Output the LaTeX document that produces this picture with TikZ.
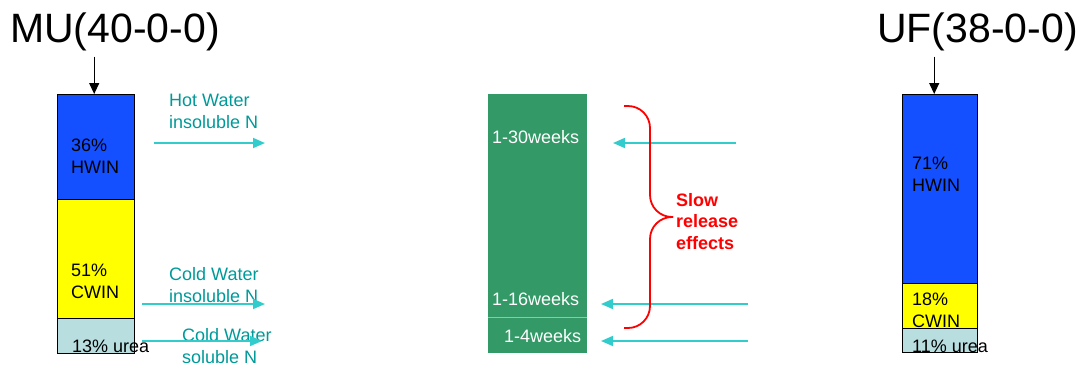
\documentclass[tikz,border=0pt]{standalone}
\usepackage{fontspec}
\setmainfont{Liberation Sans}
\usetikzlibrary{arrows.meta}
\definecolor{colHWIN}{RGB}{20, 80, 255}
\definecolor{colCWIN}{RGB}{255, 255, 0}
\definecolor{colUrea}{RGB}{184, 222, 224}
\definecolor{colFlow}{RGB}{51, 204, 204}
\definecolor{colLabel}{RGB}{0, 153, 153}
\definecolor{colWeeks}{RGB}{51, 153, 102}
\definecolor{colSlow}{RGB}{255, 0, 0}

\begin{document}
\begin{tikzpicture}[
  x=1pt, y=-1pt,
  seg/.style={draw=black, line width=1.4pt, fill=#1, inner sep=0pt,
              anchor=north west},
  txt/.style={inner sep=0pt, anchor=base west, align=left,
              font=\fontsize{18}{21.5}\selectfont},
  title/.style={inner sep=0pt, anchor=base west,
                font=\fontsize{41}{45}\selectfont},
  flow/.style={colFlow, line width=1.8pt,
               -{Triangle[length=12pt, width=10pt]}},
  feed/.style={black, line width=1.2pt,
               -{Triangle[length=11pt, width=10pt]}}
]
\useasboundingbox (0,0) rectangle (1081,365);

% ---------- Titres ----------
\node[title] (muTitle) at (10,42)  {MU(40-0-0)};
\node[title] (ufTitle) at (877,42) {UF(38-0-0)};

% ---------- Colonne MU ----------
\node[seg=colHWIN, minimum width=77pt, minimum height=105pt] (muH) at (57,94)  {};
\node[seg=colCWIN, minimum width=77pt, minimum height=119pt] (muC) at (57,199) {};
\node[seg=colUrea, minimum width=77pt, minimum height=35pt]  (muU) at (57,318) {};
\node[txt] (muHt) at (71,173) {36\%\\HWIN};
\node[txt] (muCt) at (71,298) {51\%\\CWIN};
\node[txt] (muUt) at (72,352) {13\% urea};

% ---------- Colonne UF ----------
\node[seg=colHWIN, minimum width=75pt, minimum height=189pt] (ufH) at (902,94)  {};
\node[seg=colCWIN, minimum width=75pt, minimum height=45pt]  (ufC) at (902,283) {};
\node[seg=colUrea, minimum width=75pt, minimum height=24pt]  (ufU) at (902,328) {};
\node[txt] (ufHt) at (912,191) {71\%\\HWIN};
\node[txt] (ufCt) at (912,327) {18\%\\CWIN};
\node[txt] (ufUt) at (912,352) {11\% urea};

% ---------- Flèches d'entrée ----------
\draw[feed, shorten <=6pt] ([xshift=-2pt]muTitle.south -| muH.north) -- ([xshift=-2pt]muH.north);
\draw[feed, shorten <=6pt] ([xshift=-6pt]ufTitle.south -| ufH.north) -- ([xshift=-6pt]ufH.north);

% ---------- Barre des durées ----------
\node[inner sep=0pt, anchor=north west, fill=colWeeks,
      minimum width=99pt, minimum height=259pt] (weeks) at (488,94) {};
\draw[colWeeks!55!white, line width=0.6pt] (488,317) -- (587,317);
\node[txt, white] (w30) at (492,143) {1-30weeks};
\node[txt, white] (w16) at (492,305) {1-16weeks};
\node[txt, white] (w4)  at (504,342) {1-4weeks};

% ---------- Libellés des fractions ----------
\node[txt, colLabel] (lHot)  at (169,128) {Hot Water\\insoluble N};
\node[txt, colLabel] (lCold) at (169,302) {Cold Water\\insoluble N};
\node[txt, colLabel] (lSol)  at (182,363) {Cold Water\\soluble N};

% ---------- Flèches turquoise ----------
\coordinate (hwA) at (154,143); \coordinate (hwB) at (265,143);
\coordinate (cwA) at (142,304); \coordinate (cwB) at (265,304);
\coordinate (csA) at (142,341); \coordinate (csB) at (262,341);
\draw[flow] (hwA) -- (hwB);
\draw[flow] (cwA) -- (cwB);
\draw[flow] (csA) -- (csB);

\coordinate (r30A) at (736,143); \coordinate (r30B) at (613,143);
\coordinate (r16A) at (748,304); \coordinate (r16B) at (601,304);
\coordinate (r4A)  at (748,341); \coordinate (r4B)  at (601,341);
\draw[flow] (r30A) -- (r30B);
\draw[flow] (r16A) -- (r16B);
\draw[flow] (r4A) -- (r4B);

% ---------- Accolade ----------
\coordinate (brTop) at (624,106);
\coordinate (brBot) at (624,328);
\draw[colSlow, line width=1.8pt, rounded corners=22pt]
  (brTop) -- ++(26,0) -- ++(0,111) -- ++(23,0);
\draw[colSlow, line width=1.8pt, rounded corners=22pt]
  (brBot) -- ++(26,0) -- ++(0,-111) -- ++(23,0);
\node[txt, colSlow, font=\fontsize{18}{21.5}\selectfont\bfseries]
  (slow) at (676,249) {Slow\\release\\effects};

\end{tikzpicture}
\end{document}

+ + + + + + +

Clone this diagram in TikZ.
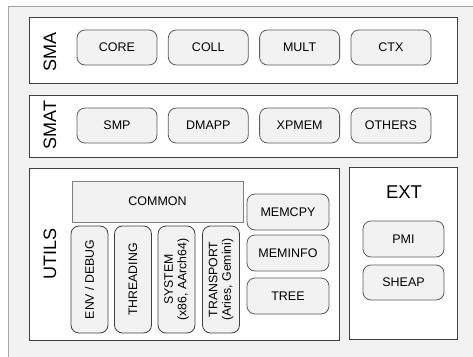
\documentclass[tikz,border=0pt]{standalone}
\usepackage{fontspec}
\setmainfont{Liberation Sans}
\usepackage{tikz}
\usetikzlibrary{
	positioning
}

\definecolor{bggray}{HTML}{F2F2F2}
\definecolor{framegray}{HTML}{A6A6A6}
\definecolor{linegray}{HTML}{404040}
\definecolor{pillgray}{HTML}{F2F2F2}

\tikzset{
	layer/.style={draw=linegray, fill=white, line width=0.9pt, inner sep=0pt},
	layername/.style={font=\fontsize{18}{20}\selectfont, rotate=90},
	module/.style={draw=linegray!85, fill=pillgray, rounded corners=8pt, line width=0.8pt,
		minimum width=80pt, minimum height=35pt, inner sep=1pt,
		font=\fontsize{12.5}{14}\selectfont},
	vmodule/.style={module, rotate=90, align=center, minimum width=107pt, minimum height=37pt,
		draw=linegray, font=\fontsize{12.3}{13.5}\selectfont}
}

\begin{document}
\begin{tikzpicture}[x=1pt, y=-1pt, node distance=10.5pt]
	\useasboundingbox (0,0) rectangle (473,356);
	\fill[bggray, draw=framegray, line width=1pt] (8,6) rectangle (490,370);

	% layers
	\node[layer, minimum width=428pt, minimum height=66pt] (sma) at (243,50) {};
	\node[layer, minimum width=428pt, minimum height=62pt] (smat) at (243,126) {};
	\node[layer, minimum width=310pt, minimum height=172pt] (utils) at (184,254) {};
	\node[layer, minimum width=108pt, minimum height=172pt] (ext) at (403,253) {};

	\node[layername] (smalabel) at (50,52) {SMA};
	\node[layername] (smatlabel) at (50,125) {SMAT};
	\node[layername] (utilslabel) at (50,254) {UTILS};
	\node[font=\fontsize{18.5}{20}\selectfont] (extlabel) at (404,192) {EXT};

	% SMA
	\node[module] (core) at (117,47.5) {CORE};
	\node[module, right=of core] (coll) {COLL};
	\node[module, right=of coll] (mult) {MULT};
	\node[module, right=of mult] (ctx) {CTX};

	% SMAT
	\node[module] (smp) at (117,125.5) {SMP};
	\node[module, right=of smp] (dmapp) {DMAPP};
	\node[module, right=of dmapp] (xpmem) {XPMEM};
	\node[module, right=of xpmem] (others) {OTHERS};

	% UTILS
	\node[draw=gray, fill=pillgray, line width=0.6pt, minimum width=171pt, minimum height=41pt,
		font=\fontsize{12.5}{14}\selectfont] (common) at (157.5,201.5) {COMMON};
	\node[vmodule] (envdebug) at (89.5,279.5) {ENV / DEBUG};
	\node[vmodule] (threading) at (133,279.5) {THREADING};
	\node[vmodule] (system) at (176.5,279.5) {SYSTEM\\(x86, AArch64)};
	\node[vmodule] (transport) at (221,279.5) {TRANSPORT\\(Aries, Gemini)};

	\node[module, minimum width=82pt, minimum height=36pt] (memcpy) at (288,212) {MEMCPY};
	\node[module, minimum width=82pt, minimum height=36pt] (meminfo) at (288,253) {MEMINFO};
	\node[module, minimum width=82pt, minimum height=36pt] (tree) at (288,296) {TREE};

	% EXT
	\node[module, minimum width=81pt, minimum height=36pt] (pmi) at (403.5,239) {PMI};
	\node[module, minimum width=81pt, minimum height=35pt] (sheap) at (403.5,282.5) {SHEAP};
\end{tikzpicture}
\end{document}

+ + + + + + +

Write out, exactly and with nothing added, everything from the line with "Output the LaTeX" down to the line with "(ufTitle) at (877,42)", both included. Drop any pictures.

Output the LaTeX document that produces this picture with TikZ.
\documentclass[tikz,border=0pt]{standalone}
\usepackage{fontspec}
\setmainfont{Liberation Sans}
\usetikzlibrary{arrows.meta}
\definecolor{colHWIN}{RGB}{20, 80, 255}
\definecolor{colCWIN}{RGB}{255, 255, 0}
\definecolor{colUrea}{RGB}{184, 222, 224}
\definecolor{colFlow}{RGB}{51, 204, 204}
\definecolor{colLabel}{RGB}{0, 153, 153}
\definecolor{colWeeks}{RGB}{51, 153, 102}
\definecolor{colSlow}{RGB}{255, 0, 0}

\begin{document}
\begin{tikzpicture}[
  x=1pt, y=-1pt,
  seg/.style={draw=black, line width=1.4pt, fill=#1, inner sep=0pt,
              anchor=north west},
  txt/.style={inner sep=0pt, anchor=base west, align=left,
              font=\fontsize{18}{21.5}\selectfont},
  title/.style={inner sep=0pt, anchor=base west,
                font=\fontsize{41}{45}\selectfont},
  flow/.style={colFlow, line width=1.8pt,
               -{Triangle[length=12pt, width=10pt]}},
  feed/.style={black, line width=1.2pt,
               -{Triangle[length=11pt, width=10pt]}}
]
\useasboundingbox (0,0) rectangle (1081,365);

% ---------- Titres ----------
\node[title] (muTitle) at (10,42)  {MU(40-0-0)};
\node[title] (ufTitle) at (877,42) {UF(38-0-0)};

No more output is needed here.